I found that understanding how the Flask framework interacted with the database was crucial in the development process. It was the area where I found the most interest, as interacting with the database directly was essential to increasing query performance. This meant that I didn't need to transform all the information to APIs to be ingested by a static webpage.
Next Steps
In four short months, I was able to learn all of these development tools and create a working prototype on my local instance. I enabled updating of a database using Lambda functions to orchestrate updating my MySQL database hosted on an RDS instance. Now, I must deploy my instance on a compute instance such as EC2 or ElasticBeanstalk. I have yet to get the time to dive deep into this web application deployment process as other projects and constraints have gotten in the way. However, I have understood the needs of both EC2 and ElasticBeanstalk, which will give me a schedule for further development when I have more time.

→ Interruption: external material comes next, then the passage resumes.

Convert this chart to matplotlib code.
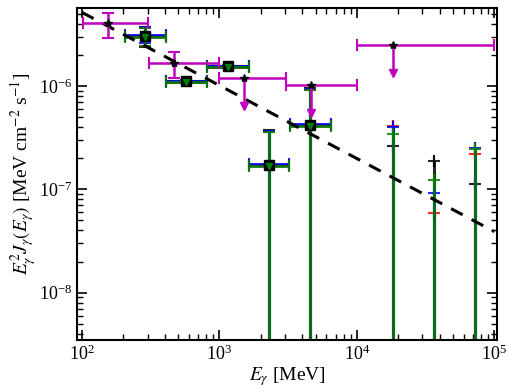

EC2 gives users complete control over an operating system, software stack, and configuration of instances. This means that I have to handle the entirety of the installation, configuration, and management of the infrastructure. While ElasticBeanstalk automates this process by providing a PaaS. Elastic Beanstalk handles infrastructure provisioning, load balancing, auto-scaling, and application health monitoring, allowing me to focus on writing code rather than managing infrastructure. However, the computational cost of EC2 is much lower than ElasticBeanstalk, which is a positive difference between the computation resource. To learn the entire process, I need to use an EC2 instance to learn the ropes and then transition to ElasticBeanstalk for future development projects.
Another improvement to this application would be to add different resources in terms of attributes that make up a neighborhood, such as bike shops, libraries, gas stations, or grocery stores. Adding features to neighborhoods would increase functionality within the application, but the steps taken to allow scalability and performance will be magnified when this occurs. All of these aspects have been considered in the initial development stages.